It’s Ramadan and we get up early for a breakfast that will hopefully see me through the day. After several days of fasting it’s now – more or less – as usual, although some fine walnut bread is a welcome addition. Fruit of the day are slices of watermelon. As the wonderful angryegyptiangirl put it so nicely in her brilliantly furious article, »I fast because I’m free to do what I want. I’m a big girl. I can handle a few hours without eating.«
Since it’s too early for the studio I spend two hours at my desk, tinkering with my playlists, checking up on blogs and forums (MarocZone is down for »server updates«) and adding a few doodles to my sketchbook (see above). (I really should get up early more often – you seem to have more time for everything, and this even includes hugging my sweetie for no apparent reason…)
It’s a sunny, warm day and I put on my »butterfly« abaya – long and flowing, and the smooth light fabric feels soft around the curves (where there are any).
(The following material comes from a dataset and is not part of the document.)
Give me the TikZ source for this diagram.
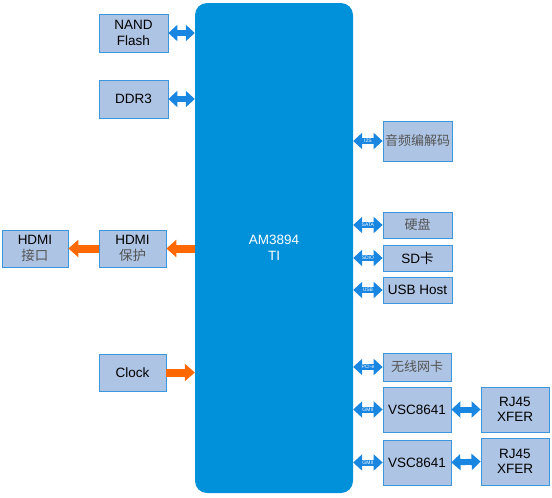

The usual high heels (plus, I dig out a pair of my vintage nylons, since I just read all about those, fancy specialist vocabulary and everything!) and I’m off for a walk to my office.
Still more police cars than usual around Kottbusser Tor and Oranienplatz (fugitives and officials are still negotiating…), but the winos are having their liquid breakfast nonetheless and the ducks and tortoise colony in Engelbecken are getting ready for a day in the sun.
A lazy day at the studio – mostly digging out old drawings for »the book«, and around noon it’s three doors down for a few hours of freelance work for my former boss: assembling photos for a Calypso promo pack, and restoring even more Chuck Berry picture sleeves from South Korea and the Netherlands for the Big Box.
In the afternoon I go back to Oranienstraße; no sign of Ramadan in the cafés and kebab shops. There are new arrivals at the comic book store, and I leave with two more hardback volumes of »Tarzan« sunday pages from the 1930s (Hal Foster era!).
A former colleague from my advertising agency days will be celebrating his 60th birthday in a few weeks, and with some of the old crew it was decided to form a choir as a surprise for his birthday bash (we’ll all be travelling down south to his farmhouse). At present we are seven (four women, three boys, including our Chrissie who smiles like a fairground), and we’ve already rehearsed accapella arrangements of Cream’s »I Feel Free« and the Minutemen’s »Corona«. Today we meet at Karin’s flat to try the »Lumpy Gravy Theme«, hummed like the Beatles »Flying«. It’s a big laugh of course, but with a couple of rehearsals it’ll do, we all think. If we eventually do have the courage to actually perform – which some of us are not sure about yet.) It all ends with retelling the old tales, and eventually it’s too late to go to the gym (»You haven’t eaten all day and you’re thinking about visiting your boxing club?!!«), so I head back home.
Still some football viewing going on apparently; policemen are eating bratwurst or kebabs in their cars, tourists are everywhere, and muslim mums are carrying home big bags with freshly made bread.
It’s still hot (there were a couple of short, tropical rain showers during the day), so the evening is spent with windows wide open, lazing on the sofa in my underwear (see below), listening to the new Flaming Lips album (a »short« version of their 24-hour song), baking muffins for next day’s breakfast, and, finally – eating. And drinking.
I was invited to yet another maroccan wedding party. As the bride helpfully remarked, I was not expected to wear „anything involving a Ramones t-shirt and boots“ (thank you, Siham!).
Some shopping I did in February came in handy. The fabulous Muslim-Shop provided me with this fine dress:
Made of shiny, heavy fabric that flows quite fabulously, and it includes some strings inside to tighten it around your bust. It is quite long, however and even wearing high heels you have to move very ‚graciously‘ – but, as my partner said, „it’s not made for walking, it is made for standing still and being looked at.“
What’s not to be looked at (especially not at a wedding party) were these beautiful finds:
I recently found a shop that had these fascinating examples from the Rago collection: an old-style girdle with six suspenders (never wore one of those; you move differently, believe me…), and an equally old-style bra that somehow gives you those ‚pointy‘ curves that we all know from forties movies. So this was my look for the party – forties oriental decency (and a big thank-you to the bridesmaid’s mother who provided me with a simple, but stunning headdress to go with the butterfly dress).
It was a lot of fun in the end of course; although, unfortunately, no „Bobby Brown“ routine this time.
What’s underneath is nobody’s business of course, but on one of the last few days I might have been wearing a pair of short bloomers and a camisole, both with nice lace trim, a vintage Victorian corset with suspenders, and a beautiful knee-length slip dress from the 1940s. Goes nicely with a long flowing abaya, a ray of sunshine and a Calexico album on the turntable.